Pictures stay out of the copy; set down each line of the listing below exactly.

▶ **Stored data**
* * * * * * * * *

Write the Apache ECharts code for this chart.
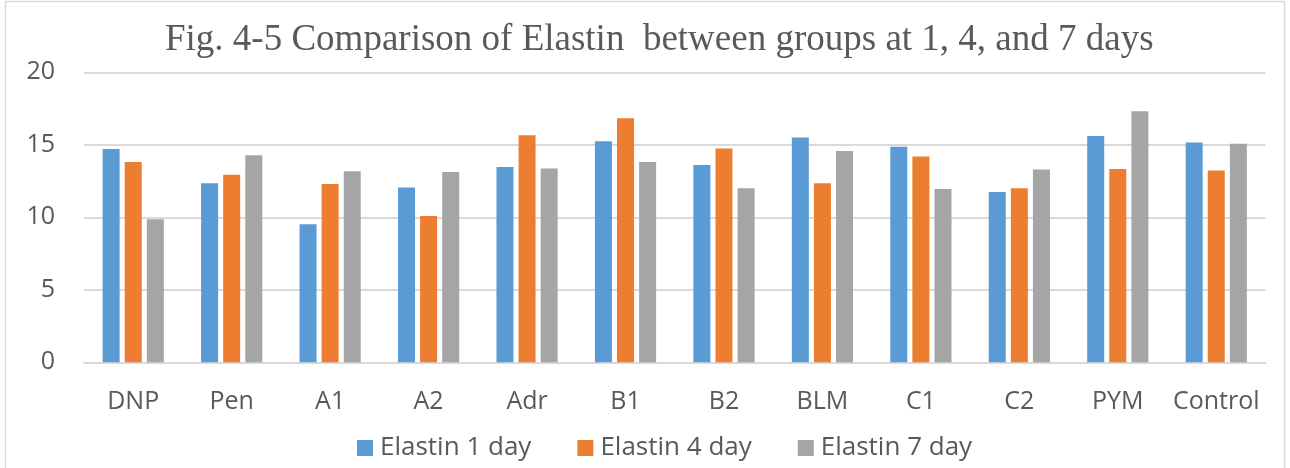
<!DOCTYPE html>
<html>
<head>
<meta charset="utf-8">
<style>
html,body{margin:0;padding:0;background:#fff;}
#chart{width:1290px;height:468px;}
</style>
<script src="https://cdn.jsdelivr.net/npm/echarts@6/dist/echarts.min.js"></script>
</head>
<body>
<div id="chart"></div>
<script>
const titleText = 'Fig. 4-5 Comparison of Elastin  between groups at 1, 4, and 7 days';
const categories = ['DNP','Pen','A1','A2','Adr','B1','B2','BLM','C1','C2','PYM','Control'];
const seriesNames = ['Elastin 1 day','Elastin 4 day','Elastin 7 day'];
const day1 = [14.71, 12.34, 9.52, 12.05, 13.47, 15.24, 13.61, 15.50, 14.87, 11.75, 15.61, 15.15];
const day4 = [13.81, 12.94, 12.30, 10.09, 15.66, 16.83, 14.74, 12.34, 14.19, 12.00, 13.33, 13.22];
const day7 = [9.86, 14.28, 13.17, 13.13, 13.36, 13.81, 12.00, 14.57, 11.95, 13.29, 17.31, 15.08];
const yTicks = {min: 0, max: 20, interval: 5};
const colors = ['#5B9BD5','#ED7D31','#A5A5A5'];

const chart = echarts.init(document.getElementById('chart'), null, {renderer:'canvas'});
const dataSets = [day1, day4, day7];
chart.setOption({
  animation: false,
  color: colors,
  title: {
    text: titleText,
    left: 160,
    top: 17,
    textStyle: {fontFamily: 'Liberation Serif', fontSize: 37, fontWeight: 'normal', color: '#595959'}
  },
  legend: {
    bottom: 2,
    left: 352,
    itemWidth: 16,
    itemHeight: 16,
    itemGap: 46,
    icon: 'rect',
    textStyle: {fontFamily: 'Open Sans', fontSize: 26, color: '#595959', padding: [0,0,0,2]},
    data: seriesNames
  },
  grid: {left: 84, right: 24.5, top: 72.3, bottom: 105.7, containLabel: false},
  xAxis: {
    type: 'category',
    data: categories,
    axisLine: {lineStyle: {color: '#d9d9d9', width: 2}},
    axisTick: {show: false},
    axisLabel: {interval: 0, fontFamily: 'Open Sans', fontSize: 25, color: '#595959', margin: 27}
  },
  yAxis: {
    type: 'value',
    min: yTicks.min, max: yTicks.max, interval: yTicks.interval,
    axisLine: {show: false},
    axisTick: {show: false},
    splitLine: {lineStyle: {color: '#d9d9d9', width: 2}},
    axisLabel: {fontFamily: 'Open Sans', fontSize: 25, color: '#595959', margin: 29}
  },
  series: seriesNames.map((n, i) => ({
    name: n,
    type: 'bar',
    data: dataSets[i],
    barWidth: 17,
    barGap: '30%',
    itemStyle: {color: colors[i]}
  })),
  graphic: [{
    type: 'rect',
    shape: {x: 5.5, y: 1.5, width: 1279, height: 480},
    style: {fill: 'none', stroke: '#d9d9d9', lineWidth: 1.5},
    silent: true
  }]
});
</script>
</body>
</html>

* * * * * * * * *

▶ **Expected answer**
Write the Apache ECharts code for this chart.
<!DOCTYPE html>
<html>
<head>
<meta charset="utf-8">
<style>
html,body{margin:0;padding:0;background:#fff;}
#chart{width:1290px;height:468px;}
</style>
<script src="https://cdn.jsdelivr.net/npm/echarts@6/dist/echarts.min.js"></script>
</head>
<body>
<div id="chart"></div>
<script>
const titleText = 'Fig. 4-5 Comparison of Elastin  between groups at 1, 4, and 7 days';
const categories = ['DNP','Pen','A1','A2','Adr','B1','B2','BLM','C1','C2','PYM','Control'];
const seriesNames = ['Elastin 1 day','Elastin 4 day','Elastin 7 day'];
const day1 = [14.71, 12.34, 9.52, 12.05, 13.47, 15.24, 13.61, 15.50, 14.87, 11.75, 15.61, 15.15];
const day4 = [13.81, 12.94, 12.30, 10.09, 15.66, 16.83, 14.74, 12.34, 14.19, 12.00, 13.33, 13.22];
const day7 = [9.86, 14.28, 13.17, 13.13, 13.36, 13.81, 12.00, 14.57, 11.95, 13.29, 17.31, 15.08];
const yTicks = {min: 0, max: 20, interval: 5};
const colors = ['#5B9BD5','#ED7D31','#A5A5A5'];

const chart = echarts.init(document.getElementById('chart'), null, {renderer:'canvas'});
const dataSets = [day1, day4, day7];
chart.setOption({
  animation: false,
  color: colors,
  title: {
    text: titleText,
    left: 160,
    top: 17,
    textStyle: {fontFamily: 'Liberation Serif', fontSize: 37, fontWeight: 'normal', color: '#595959'}
  },
  legend: {
    bottom: 2,
    left: 352,
    itemWidth: 16,
    itemHeight: 16,
    itemGap: 46,
    icon: 'rect',
    textStyle: {fontFamily: 'Open Sans', fontSize: 26, color: '#595959', padding: [0,0,0,2]},
    data: seriesNames
  },
  grid: {left: 84, right: 24.5, top: 72.3, bottom: 105.7, containLabel: false},
  xAxis: {
    type: 'category',
    data: categories,
    axisLine: {lineStyle: {color: '#d9d9d9', width: 2}},
    axisTick: {show: false},
    axisLabel: {interval: 0, fontFamily: 'Open Sans', fontSize: 25, color: '#595959', margin: 27}
  },
  yAxis: {
    type: 'value',
    min: yTicks.min, max: yTicks.max, interval: yTicks.interval,
    axisLine: {show: false},
    axisTick: {show: false},
    splitLine: {lineStyle: {color: '#d9d9d9', width: 2}},
    axisLabel: {fontFamily: 'Open Sans', fontSize: 25, color: '#595959', margin: 29}
  },
  series: seriesNames.map((n, i) => ({
    name: n,
    type: 'bar',
    data: dataSets[i],
    barWidth: 17,
    barGap: '30%',
    itemStyle: {color: colors[i]}
  })),
  graphic: [{
    type: 'rect',
    shape: {x: 5.5, y: 1.5, width: 1279, height: 480},
    style: {fill: 'none', stroke: '#d9d9d9', lineWidth: 1.5},
    silent: true
  }]
});
</script>
</body>
</html>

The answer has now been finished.